Mas não resolveu o problema fugindo, e sim arrependendo-se dos seus pecados e
procurando Deus com toda a sua alma.
Todos
deveríamos ter pavor tanto da rotina asfixiante como da falsa solução da fuga…
Porque o problema da rotina –contrariamente ao que a maioria pensa – não está
na repetição monótona das ações e das circunstâncias externas,
mas na falta de renovação do nosso coração, do nosso modo de
ver e amar as coisas e as pessoas. O mal está exclusivamente dentro de
nós, gostemos ou não de reconhecer isso.
É muito
sugestiva, a respeito disso, aquela história que conta Chesterton sobre o
inglês que se sentia entediado de morar sempre na mesma ilha, e por isso foi à
procura de outra terra, a terra dos seus sonhos. Viajou muito. Todos os países
aonde aportava não o satisfaziam. Já se estava cansando de tanto viajar, quando
avistou uma terra que o atraiu extraordinariamente. Aproximou-se dela,
desembarcou, começou a internar-se no território e logo chegou, cheio de
entusiasmo, à conclusão: “Esta é a terra dos meus sonhos, a que sempre andei
procurando!” Ao perguntar a um dos habitantes onde estava, este respondeu-lhe:
“Na Inglaterra”.
Algo de
parecido acontece conosco. Não precisamos ir atrás de outras “ilhas”. Basta
ficarmos na nossa – na nossa vida real – , mas vendo-a e vivendo-a com frescor
de novidade. Isto é o que Jesus nos ensina. Voltemos, então, à nossa cena de
pesca.
Jesus
na luz do amanhecer
O
Evangelho, após falar da pesca falha, continua a contar: Ao romper
o dia, Jesus apresentou-se na margem, mas os discípulos não o reconheceram.
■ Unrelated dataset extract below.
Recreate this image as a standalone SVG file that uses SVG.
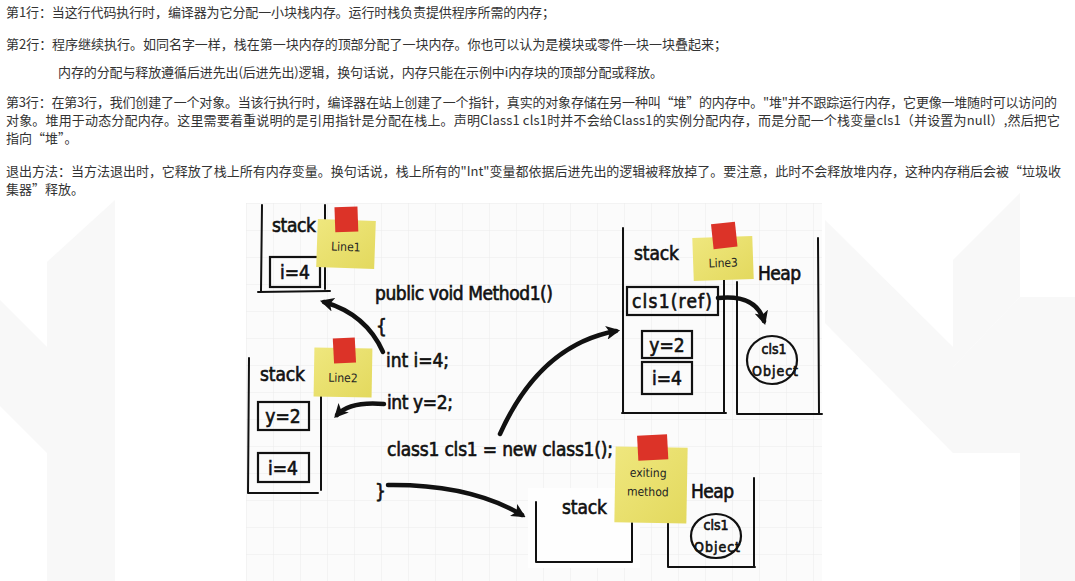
<svg xmlns="http://www.w3.org/2000/svg" width="1075" height="581" viewBox="0 0 1075 581">
<defs>
<style>
.cn{font-family:"Noto Sans CJK SC","Noto Sans",sans-serif;font-size:13px;fill:#333;}
.hd{font-family:"Liberation Sans Narrow","DejaVu Sans Condensed","Liberation Sans",sans-serif;fill:#111;stroke:#111;stroke-width:0.6;}
.code{font-size:19px;}
.lbl{font-size:19px;}
.box{fill:none;stroke:#111;stroke-width:2.2;}
.wall{fill:none;stroke:#111;stroke-width:2;stroke-linecap:round;}
.arrow{fill:none;stroke:#111;stroke-width:4.5;stroke-linecap:round;marker-end:url(#ah);}
.note{fill:url(#yel);}
.tab{fill:#dc3328;}
.ntxt{font-family:"Liberation Sans Narrow","DejaVu Sans Condensed",sans-serif;font-size:12px;fill:#222;text-anchor:middle;}
.wm{fill:#f8f8f8;}
</style>
<linearGradient id="yel" x1="0" y1="0" x2="1" y2="1">
<stop offset="0" stop-color="#efe77e"/>
<stop offset="1" stop-color="#e3d95e"/>
</linearGradient>
<pattern id="grid" width="27" height="27" patternUnits="userSpaceOnUse" x="246" y="203">
<rect width="27" height="27" fill="#fbfbfb"/>
<path d="M0,0 H27 M0,0 V27" stroke="#ececec" stroke-width="1"/>
</pattern>
<marker id="ah" viewBox="0 0 10 10" refX="7" refY="5" markerWidth="14" markerHeight="14" markerUnits="userSpaceOnUse" orient="auto">
<path d="M0,0 L10,5 L0,10 L2.5,5 z" fill="#111"/>
</marker>
</defs>
<rect width="1075" height="581" fill="#fff"/>
<g id="watermark">
<polygon class="wm" points="0,300 47,347 47,453 0,406"/>
<polygon class="wm" points="47,262 115,200 115,581 47,581"/>
<polygon class="wm" points="825,220 953,347 953,453 825,323"/>
<polygon class="wm" points="953,260 1020,193 1020,297 953,367"/>
<polygon class="wm" points="953,367 1020,297 1020,453 953,453"/>
<polygon class="wm" points="1020,297 1075,297 1075,581 1020,581"/>
</g>
<g id="text">
<text class="cn" x="6" y="17" textLength="549">第1行：当这行代码执行时，编译器为它分配一小块栈内存。运行时栈负责提供程序所需的内存；</text>
<text class="cn" x="6" y="49" textLength="721">第2行：程序继续执行。如同名字一样，栈在第一块内存的顶部分配了一块内存。你也可以认为是模块或零件一块一块叠起来；</text>
<text class="cn" x="58" y="77" textLength="605">内存的分配与释放遵循后进先出(后进先出)逻辑，换句话说，内存只能在示例中i内存块的顶部分配或释放。</text>
<text class="cn" x="6" y="107" textLength="1051">第3行：在第3行，我们创建了一个对象。当该行执行时，编译器在站上创建了一个指针，真实的对象存储在另一种叫“堆”的内存中。"堆"并不跟踪运行内存，它更像一堆随时可以访问的</text>
<text class="cn" x="6" y="125" textLength="1054">对象。堆用于动态分配内存。这里需要着重说明的是引用指针是分配在栈上。声明Class1 cls1时并不会给Class1的实例分配内存，而是分配一个栈变量cls1（并设置为null）,然后把它</text>
<text class="cn" x="6" y="143">指向“堆”。</text>
<text class="cn" x="6" y="176" textLength="1055">退出方法：当方法退出时，它释放了栈上所有内存变量。换句话说，栈上所有的"Int"变量都依据后进先出的逻辑被释放掉了。要注意，此时不会释放堆内存，这种内存稍后会被“垃圾收</text>
<text class="cn" x="6" y="194">集器”释放。</text>
</g>
<g id="diagram-bg">
<rect x="246" y="203" width="576" height="378" fill="url(#grid)"/>
<rect x="528" y="488" width="112" height="80" fill="#fefefe"/>
</g>
<g id="stack-line1">
<path class="wall" d="M262,205 L261,291 M325,205 L325,289 M258,292 L330,291"/>
<rect class="box" x="270" y="257" width="50" height="30"/>
<text class="hd lbl" x="272" y="232" textLength="44">stack</text>
<text class="hd lbl" x="295" y="279" text-anchor="middle">i=4</text>
</g>
<g id="note-line1" transform="rotate(2 346 244)">
<rect class="note" x="317" y="220" width="58" height="48"/>
<rect class="tab" x="334" y="207" width="23" height="25" transform="rotate(-4 345 219)"/>
<text class="ntxt" x="346" y="251">Line1</text>
</g>
<g id="stack-line2">
<path class="wall" d="M249,358 L248,493 M321,395 L321,490 M248,493 L318,493"/>
<rect class="box" x="258" y="402" width="51" height="28"/>
<rect class="box" x="258" y="453" width="51" height="29"/>
<text class="hd lbl" x="260" y="381" textLength="45">stack</text>
<text class="hd lbl" x="283" y="423" text-anchor="middle">y=2</text>
<text class="hd lbl" x="283" y="475" text-anchor="middle">i=4</text>
</g>
<g id="note-line2" transform="rotate(1 343 372)">
<rect class="note" x="314" y="348" width="58" height="49"/>
<rect class="tab" x="333" y="338" width="22" height="25" transform="rotate(-4 344 350)"/>
<text class="ntxt" x="343" y="382">Line2</text>
</g>
<g id="code">
<text class="hd code" x="375" y="300" textLength="178">public void Method1()</text>
<text class="hd code" x="376" y="333">{</text>
<text class="hd code" x="386" y="367" textLength="63">int i=4;</text>
<text class="hd code" x="387" y="409" textLength="66">int y=2;</text>
<text class="hd code" x="387" y="456" textLength="226">class1 cls1 = new class1();</text>
<text class="hd code" x="375" y="498">}</text>
</g>
<g id="stack-line3">
<path class="wall" d="M623,228 L623,413 M724,280 L724,413 M622,413 L726,413"/>
<rect class="box" x="627" y="287" width="91" height="28"/>
<rect class="box" x="642" y="331" width="50" height="27"/>
<rect class="box" x="642" y="362" width="50" height="32"/>
<text class="hd lbl" x="634" y="260" textLength="45">stack</text>
<text class="hd lbl" x="672" y="308" text-anchor="middle" textLength="80">cls1(ref)</text>
<text class="hd lbl" x="667" y="352" text-anchor="middle">y=2</text>
<text class="hd lbl" x="667" y="385" text-anchor="middle">i=4</text>
</g>
<g id="heap-line3">
<path class="wall" d="M737,282 L737,413 M818,238 L819,413 M737,414 L822,414"/>
<text class="hd lbl" x="758" y="280" textLength="43">Heap</text>
<ellipse class="box" cx="772" cy="360" rx="25" ry="24"/>
<text class="hd" x="774" y="354" font-size="14" stroke-width="0.4" text-anchor="middle">cls1</text>
<text class="hd" x="775" y="376" font-size="14" stroke-width="0.4" text-anchor="middle" textLength="46">Object</text>
</g>
<g id="note-line3" transform="rotate(-2 723 258)">
<rect class="note" x="693" y="237" width="60" height="43"/>
<rect class="tab" x="713" y="223" width="24" height="25" transform="rotate(-4 725 235)"/>
<text class="ntxt" x="723" y="267">Line3</text>
</g>
<g id="stack-exit">
<path class="wall" d="M536,502 L536,562 M632,523 L632,562 M536,562 L632,562"/>
<text class="hd lbl" x="562" y="514" textLength="45">stack</text>
</g>
<g id="heap-exit">
<path class="wall" d="M668,520 L668,567 M754,478 L754,567 M668,567 L755,567"/>
<text class="hd lbl" x="691" y="498" textLength="43">Heap</text>
<ellipse class="box" cx="716" cy="536" rx="25" ry="22"/>
<text class="hd" x="716" y="530" font-size="14" stroke-width="0.4" text-anchor="middle">cls1</text>
<text class="hd" x="717" y="552" font-size="14" stroke-width="0.4" text-anchor="middle" textLength="46">Object</text>
</g>
<g id="note-exit" transform="rotate(1 651 485)">
<rect class="note" x="615" y="447" width="72" height="76"/>
<rect class="tab" x="637" y="435" width="30" height="25" transform="rotate(-4 652 447)"/>
<text class="ntxt" x="648" y="477">exiting</text>
<text class="ntxt" x="648" y="496">method</text>
</g>
<g id="connectors">
<path class="arrow" d="M383,352 Q366,314 324,302"/>
<path class="arrow" d="M384,404 Q350,401 337,415"/>
<path class="arrow" d="M500,434 Q540,345 616,331"/>
<path class="arrow" d="M718,298 Q756,294 764,321"/>
<path class="arrow" d="M388,485 Q470,484 522,515"/>
</g>
</svg>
Jesus disse-lhes então: “Rapazes, tendes alguma coisa que comer”. É
tocante verificar que Jesus ressuscitado apresenta-se aos Apóstolos humano,
afetuoso, familiar, não com uma majestade gloriosa e distante. Fala
familiarmente: Rapazes! Pergunta se têm algo que se possa
comer. Ele quer mostrar-nos que, depois da ressurreição (agora, portanto!),
deseja viver junto de nós como um amigo muito próximo, compreensivo, humano,
inseparável…
Mas, como
acontece conosco, sucedeu que os discípulos, com uma grande miopia espiritual,
não perceberam que Jesus estava lá, sempre junto deles, e continuaram soturnos
e tristonhos. Dá para imaginar o tom de aborrecimento com que devem ter
respondido, incomodados, a Jesus: -” Não! Não temos nada para
comer”. E acho que nosso Senhor – rei e senhor de toda a alegria – divertiu-se,
humana e “divinamente”, quando lhes disse: Lançai a rede ao lado
direito da barca e encontrareis. Aconteceu o que já dá para imaginar:
uma pesca milagrosa, abundantíssima. Lançaram a rede e, devido à grande
quantidade de peixes, já não tinham forças para a arrastar. Jesus não
faz as coisas pela metade…
Ao ver
aquele milagre, João disse a Pedro: “É o Senhor!” João,
o discípulo amado, foi o primeiro a ter sensibilidade para perceber
que aquele desconhecido era Jesus, e avisou o “patrão” da barca, Pedro. E o bom
Pedro, o Pedro emotivo e impulsivo que todos conhecemos, “deu uma de
Pedro”: Simão Pedro, ao ouvir que era o Senhor, apertou o cinto da
túnica, porque estava sem mais roupa, e lançou-se à água. Não pôde esperar
que a barca chegasse à terra. Lançou-se de cabeça à água, ansioso por chegar a
Jesus quanto antes! Pouco depois chegaram os outros na barca, arrastando a rede
cheia.
E o que
encontraram? Vamos prestar bem atenção. Vocês acham que encontraram um Jesus
hierático, sentado numa cátedra de marfim, dizendo-lhes: “Vamos deixar-nos de
coisas banais, materiais, agora que me reconheceram, e vamos falar do que
importa: de coisas celestiais, de coisas elevadas, só das coisas espirituais,
as únicas que contam”? Vocês acham que foi assim? É claro que não! Todos
sabemos que foi bem diferente. Vejamos o que diz o Evangelho.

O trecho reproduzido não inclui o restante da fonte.